Could the lines from the start of the data through the line with "520, 560, 600, 635, 700, 660, 650, 620, 565, 640, 650]" be set down exactly, with no pictures among them?

..............................

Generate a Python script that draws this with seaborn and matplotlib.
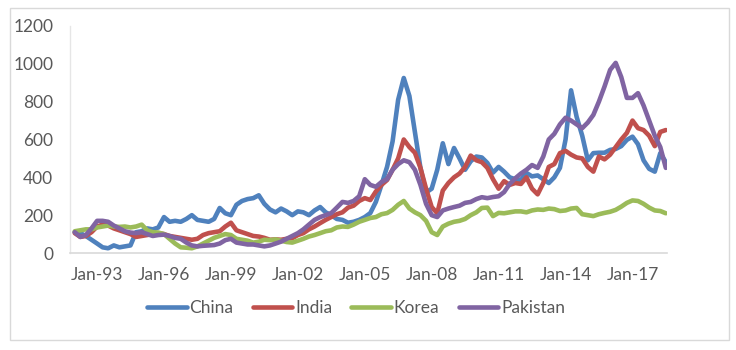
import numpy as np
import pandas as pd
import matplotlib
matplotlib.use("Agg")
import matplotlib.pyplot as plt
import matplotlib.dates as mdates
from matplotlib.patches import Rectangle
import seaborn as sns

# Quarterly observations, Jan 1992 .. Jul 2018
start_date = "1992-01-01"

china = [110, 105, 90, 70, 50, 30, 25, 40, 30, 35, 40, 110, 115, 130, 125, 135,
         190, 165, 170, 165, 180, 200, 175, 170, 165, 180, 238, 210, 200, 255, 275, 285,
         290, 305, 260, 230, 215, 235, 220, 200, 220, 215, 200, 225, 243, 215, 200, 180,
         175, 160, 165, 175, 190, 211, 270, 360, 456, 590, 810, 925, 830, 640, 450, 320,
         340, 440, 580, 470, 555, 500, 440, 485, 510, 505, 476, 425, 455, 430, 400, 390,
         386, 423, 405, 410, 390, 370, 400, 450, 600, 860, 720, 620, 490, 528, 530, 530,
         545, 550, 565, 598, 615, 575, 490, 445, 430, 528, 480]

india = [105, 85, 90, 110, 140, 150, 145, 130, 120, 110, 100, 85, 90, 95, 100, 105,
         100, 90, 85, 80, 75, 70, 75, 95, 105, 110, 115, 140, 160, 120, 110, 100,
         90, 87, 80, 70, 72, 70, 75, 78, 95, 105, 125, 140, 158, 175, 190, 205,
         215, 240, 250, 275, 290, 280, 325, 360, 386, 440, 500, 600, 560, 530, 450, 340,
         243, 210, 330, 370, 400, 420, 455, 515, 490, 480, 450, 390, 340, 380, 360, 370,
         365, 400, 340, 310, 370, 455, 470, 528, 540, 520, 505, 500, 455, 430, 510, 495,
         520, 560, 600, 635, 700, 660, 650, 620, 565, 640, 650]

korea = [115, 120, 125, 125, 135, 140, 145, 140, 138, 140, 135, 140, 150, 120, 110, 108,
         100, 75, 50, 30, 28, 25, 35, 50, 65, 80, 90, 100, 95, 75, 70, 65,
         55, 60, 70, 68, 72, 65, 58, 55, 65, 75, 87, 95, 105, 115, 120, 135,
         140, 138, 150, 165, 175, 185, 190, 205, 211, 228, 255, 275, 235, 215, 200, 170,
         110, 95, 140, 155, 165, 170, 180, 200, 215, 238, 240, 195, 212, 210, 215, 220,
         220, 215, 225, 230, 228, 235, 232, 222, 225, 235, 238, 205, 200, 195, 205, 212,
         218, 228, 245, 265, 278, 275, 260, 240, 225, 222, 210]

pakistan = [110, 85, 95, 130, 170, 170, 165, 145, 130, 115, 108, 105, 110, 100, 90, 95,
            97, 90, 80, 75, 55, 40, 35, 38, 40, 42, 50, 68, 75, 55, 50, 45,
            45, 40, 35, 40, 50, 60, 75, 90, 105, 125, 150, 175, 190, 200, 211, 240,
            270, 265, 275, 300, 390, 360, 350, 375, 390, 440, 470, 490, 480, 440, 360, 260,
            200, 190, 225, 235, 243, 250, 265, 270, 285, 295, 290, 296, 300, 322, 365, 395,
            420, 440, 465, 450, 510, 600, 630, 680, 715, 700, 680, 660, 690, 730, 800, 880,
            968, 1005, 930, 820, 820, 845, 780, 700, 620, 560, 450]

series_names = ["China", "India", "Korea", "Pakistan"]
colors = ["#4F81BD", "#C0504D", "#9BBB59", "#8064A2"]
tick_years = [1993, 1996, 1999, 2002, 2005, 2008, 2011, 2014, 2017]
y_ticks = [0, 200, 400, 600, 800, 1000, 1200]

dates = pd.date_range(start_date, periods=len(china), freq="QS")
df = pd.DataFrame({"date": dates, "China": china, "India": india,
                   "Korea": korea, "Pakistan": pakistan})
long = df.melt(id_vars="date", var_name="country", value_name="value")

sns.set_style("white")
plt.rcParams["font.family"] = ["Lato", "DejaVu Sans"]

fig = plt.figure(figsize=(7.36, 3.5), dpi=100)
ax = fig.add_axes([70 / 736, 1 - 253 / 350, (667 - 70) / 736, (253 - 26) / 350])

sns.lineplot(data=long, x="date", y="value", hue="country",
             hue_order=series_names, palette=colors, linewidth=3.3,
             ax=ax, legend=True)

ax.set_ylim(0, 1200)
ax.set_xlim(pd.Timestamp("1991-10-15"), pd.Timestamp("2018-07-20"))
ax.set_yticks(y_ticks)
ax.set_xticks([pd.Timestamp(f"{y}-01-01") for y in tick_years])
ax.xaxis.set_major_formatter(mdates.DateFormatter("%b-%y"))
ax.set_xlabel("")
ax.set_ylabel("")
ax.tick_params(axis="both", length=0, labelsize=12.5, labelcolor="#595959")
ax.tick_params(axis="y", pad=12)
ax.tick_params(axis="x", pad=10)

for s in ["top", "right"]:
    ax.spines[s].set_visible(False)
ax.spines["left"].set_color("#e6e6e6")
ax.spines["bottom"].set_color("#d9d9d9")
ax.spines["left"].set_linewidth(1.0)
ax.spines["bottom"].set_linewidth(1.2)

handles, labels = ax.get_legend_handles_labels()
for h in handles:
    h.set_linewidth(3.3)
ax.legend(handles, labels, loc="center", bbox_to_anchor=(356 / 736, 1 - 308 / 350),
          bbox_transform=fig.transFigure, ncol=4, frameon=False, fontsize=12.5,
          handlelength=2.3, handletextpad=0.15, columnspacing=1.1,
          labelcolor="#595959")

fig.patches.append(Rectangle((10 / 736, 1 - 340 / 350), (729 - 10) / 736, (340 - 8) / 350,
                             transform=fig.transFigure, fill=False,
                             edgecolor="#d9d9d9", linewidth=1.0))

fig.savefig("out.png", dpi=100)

..............................

* [Response to the task]:
Generate a Python script that draws this with seaborn and matplotlib.
import numpy as np
import pandas as pd
import matplotlib
matplotlib.use("Agg")
import matplotlib.pyplot as plt
import matplotlib.dates as mdates
from matplotlib.patches import Rectangle
import seaborn as sns

# Quarterly observations, Jan 1992 .. Jul 2018
start_date = "1992-01-01"

china = [110, 105, 90, 70, 50, 30, 25, 40, 30, 35, 40, 110, 115, 130, 125, 135,
         190, 165, 170, 165, 180, 200, 175, 170, 165, 180, 238, 210, 200, 255, 275, 285,
         290, 305, 260, 230, 215, 235, 220, 200, 220, 215, 200, 225, 243, 215, 200, 180,
         175, 160, 165, 175, 190, 211, 270, 360, 456, 590, 810, 925, 830, 640, 450, 320,
         340, 440, 580, 470, 555, 500, 440, 485, 510, 505, 476, 425, 455, 430, 400, 390,
         386, 423, 405, 410, 390, 370, 400, 450, 600, 860, 720, 620, 490, 528, 530, 530,
         545, 550, 565, 598, 615, 575, 490, 445, 430, 528, 480]

india = [105, 85, 90, 110, 140, 150, 145, 130, 120, 110, 100, 85, 90, 95, 100, 105,
         100, 90, 85, 80, 75, 70, 75, 95, 105, 110, 115, 140, 160, 120, 110, 100,
         90, 87, 80, 70, 72, 70, 75, 78, 95, 105, 125, 140, 158, 175, 190, 205,
         215, 240, 250, 275, 290, 280, 325, 360, 386, 440, 500, 600, 560, 530, 450, 340,
         243, 210, 330, 370, 400, 420, 455, 515, 490, 480, 450, 390, 340, 380, 360, 370,
         365, 400, 340, 310, 370, 455, 470, 528, 540, 520, 505, 500, 455, 430, 510, 495,
         520, 560, 600, 635, 700, 660, 650, 620, 565, 640, 650]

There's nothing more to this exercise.